Picking a point $(X,Y)$ of $\mathbb{R}^2$.
We first randomly generate a radius $R$ by a continuous distribution and density function $f_R$. Then, choose a point $(X,Y)$ uniformly at random inside the disc centred at $(0,0)$ with radius $R$.
Find a density function $f_R$, so that $(X,Y)$ has standard gaussian distribution of $\mathbb{R}^2$.
I am not sure where to start?
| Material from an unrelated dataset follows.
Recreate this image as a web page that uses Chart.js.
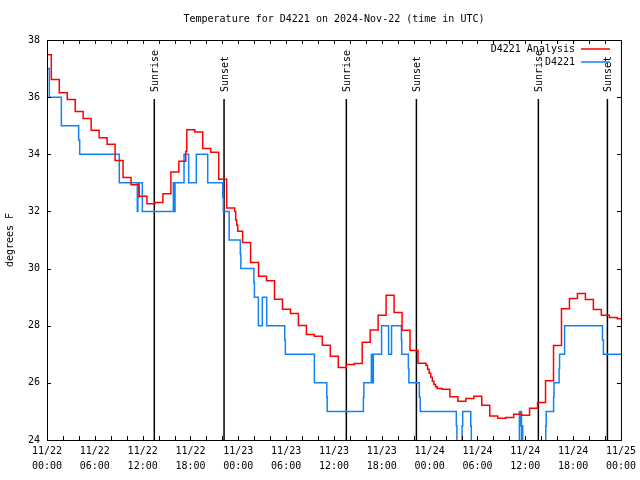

My only thoughts are to consider the form $(X,Y)$ should be in, in order for it to have a standard gaussian distribution and work backwards?
Conditionally on $R$, the density of $(X,Y)$ is $$ f_{X,Y\mid R}(x,y\mid r)=\frac{1}{\pi r^2}1\!\left\{x^2+y^2\le r^2\right\}. $$ Thus, the unconditional density is $$ f_{X,Y}(x,y)=\int_{\sqrt{x^2+y^2}}^\infty \frac{1}{\pi r^2}f_R(r)\, dr. $$ It is clear that in order to get the standard Gaussian density, $f_R(r)$ should be proportional to $r^3\cdot \exp(-r^2/2)$. You may check that $R\sim \chi_4$ in this case.